Bom, mas as relações internacionais são baseadas no Poder: poder político, diplomático, económico, financeiro, cultural, psicológico e militar. Mas sempre poder real, efectivo, que exista e possa ser exercido.

Ora os sucessivos governos portugueses têm-se entretido a desbaratar todo o Poder Nacional Português - TODO - como, aliás, o GT reconheceu ao afirmar que “apenas nos resta algum poder residual”…

E, neste âmbito, bem se pode afirmar que os diferentes órgãos de soberania se têm comportado como subversivos da Nação dos portugueses!

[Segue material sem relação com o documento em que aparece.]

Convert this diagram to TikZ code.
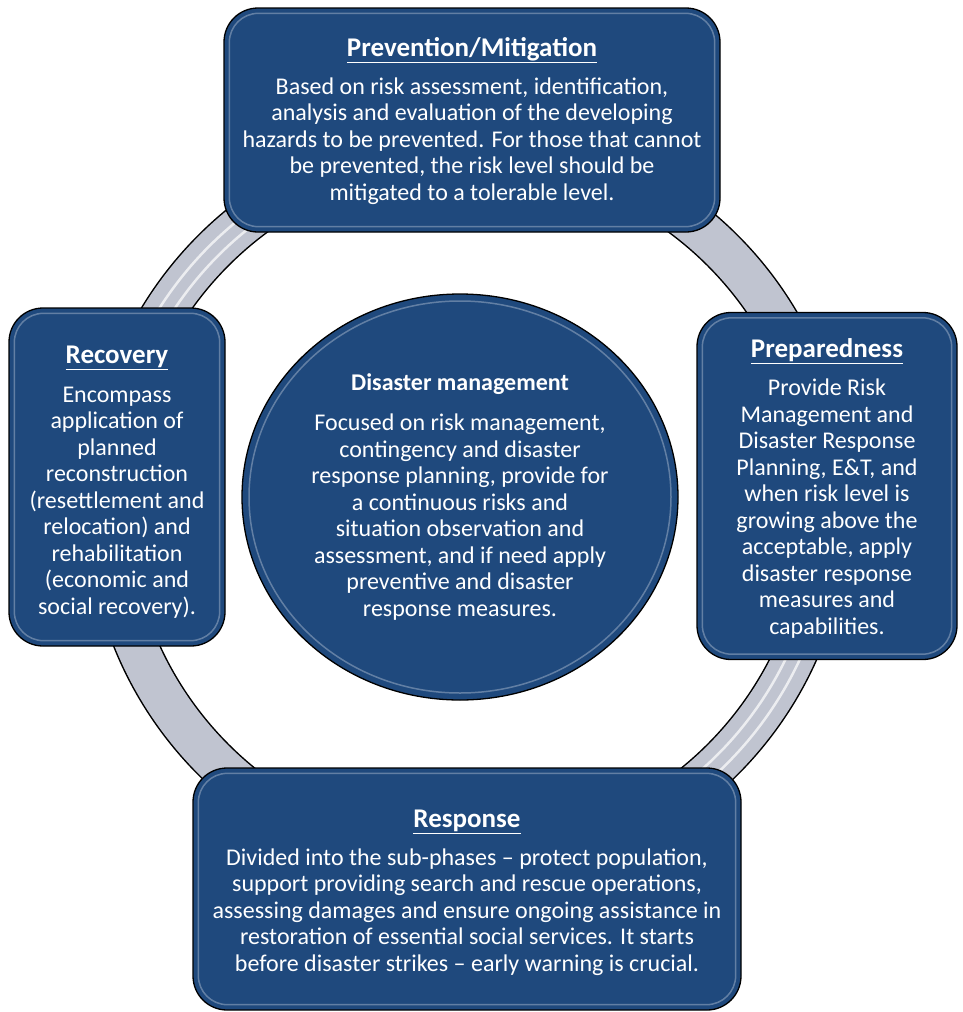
\documentclass[tikz,border=0pt]{standalone}
\usepackage{fontspec}
\setmainfont{Carlito}
\usetikzlibrary{shapes.geometric,positioning}
\definecolor{phaseblue}{RGB}{31,73,125}
\definecolor{ringgray}{RGB}{192,196,208}
\newcommand{\phasetitle}[2][22pt]{{\fontsize{27}{30}\selectfont\rule{0pt}{#1}\underline{\textbf{#2}}}}

\begin{document}
\begin{tikzpicture}[x=1pt, y=-1pt,
    phase/.style={draw=black, line width=1.3pt, fill=phaseblue, rounded corners=34pt,
      text=white, align=center, inner sep=0pt, font=\fontsize{24}{26.5}\selectfont},
    hub/.style={phase, ellipse, rounded corners=0pt},
    ringhi/.style={white, opacity=.7, line width=2.5pt},
    gloss/.style={white, opacity=.3, line width=1.5pt}]
    \useasboundingbox (0,0) rectangle (962,1012);
    \coordinate (ringc) at (468,505);
    % ring behind the phases
    \draw[line width=44pt, black] (ringc) circle[radius=360pt];
    \draw[line width=41pt, ringgray] (ringc) circle[radius=360pt];
    \foreach \a/\b in {125/155, -55/-20} {
      \draw[ringhi] ([shift={(\a:353pt)}]ringc) arc[start angle=\a, end angle=\b, radius=353pt];
      \draw[ringhi] ([shift={(\a:366pt)}]ringc) arc[start angle=\a, end angle=\b, radius=366pt];
    }
    \node (prevention) at (472,120) [phase, minimum width=496pt, minimum height=224pt]
      {\phasetitle[21pt]{Prevention/Mitigation}\\[11pt]
       Based on risk assessment, identification,\\
       analysis and evaluation of the developing\\
       hazards to be prevented. For those that cannot\\
       be prevented, the risk level should be\\
       mitigated to a tolerable level.};
    \node (recovery) at (117,477) [phase, minimum width=216pt, minimum height=338pt]
      {\phasetitle[28pt]{Recovery}\\[12pt]
       Encompass\\ application of\\ planned\\ reconstruction\\
       (resettlement and\\ relocation) and\\ rehabilitation\\
       (economic and\\ social recovery).};
    \node (preparedness) at (827,486) [phase, minimum width=260pt, minimum height=347pt]
      {\phasetitle[23pt]{Preparedness}\\[12pt]
       Provide Risk\\ Management and\\ Disaster Response\\
       Planning, E\&T, and\\ when risk level is\\ growing above the\\
       acceptable, apply\\ disaster response\\ measures and\\ capabilities.};
    \node (response) at (467,889) [phase, minimum width=548pt, minimum height=242pt]
      {\phasetitle[25pt]{Response}\\[11pt]
       Divided into the sub-phases – protect population,\\
       support providing search and rescue operations,\\
       assessing damages and ensure ongoing assistance in\\
       restoration of essential social services. It starts\\
       before disaster strikes – early warning is crucial.};
    \node (management) at (460,497) [hub, minimum width=436pt, minimum height=406pt]
      {\textbf{Disaster management}\\[14pt]
       Focused on risk management,\\ contingency and disaster\\
       response planning, provide for\\ a continuous risks and\\
       situation observation and\\ assessment, and if need apply\\
       preventive and disaster\\ response measures.};
    % soft inner rim
    \foreach \n in {prevention, recovery, preparedness, response}
      \draw[gloss, rounded corners=29pt] ([shift={(6pt,-6pt)}]\n.north west)
        rectangle ([shift={(-6pt,6pt)}]\n.south east);
    \draw[gloss] (management.center) ellipse[x radius=211pt, y radius=196pt];
\end{tikzpicture}
\end{document}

Logo, se não existir Poder – que se decompõe em capacidades várias - permitindo opções estratégicas variadas (quanto mais poder, mais opções…), não é possível delinear qualquer estratégia. De onde decorre que a elaboração de um CEDN torna-se um exercício vão, por se estar a elaborar sobre o … nada!

Quando muito pode-se enunciar uma estratégia genética com o título “o que se pode fazer para obter um mínimo de poder que nos baste”…

Um derradeiro comentário: 
No início das “Disposições Finais” da proposta de CESDN, pode ler-se o seguinte: “O CESDN fundamenta-se na agregação de todos os elementos com o objectivo final e permanente de proteger a nação portuguesa, garantindo a sua sobrevivência como entidade política e humana, independente e soberana”.

Ora este conceito - que está correctíssimo como defensor e garante, daquele que foi o Objectivo Nacional Permanente Histórico, número um, desde a fundação da nacionalidade - encerra uma contradição insanável.

Esta contradição diz respeito à nossa permanência na União Europeia, sobretudo desde que o nosso país assinou o Tratado de Maastricht e, depois, o Tratado de Lisboa.

É que estes tratados são incompatíveis com aquele desiderato expresso na proposta de CESDN. Até porque, tudo isto, de nacional não tem nada!

Esta coisa do “Rei” teimar em se passear nú, pelas diferentes épocas e serem só as crianças[2] a exclamar a evidência acaba, por norma, mal.

Muito mal.


[1] E, se por remota hipótese, algo surgisse, lá estaria a NATO (quiçá a ONU e a UE – ah, ah, ah).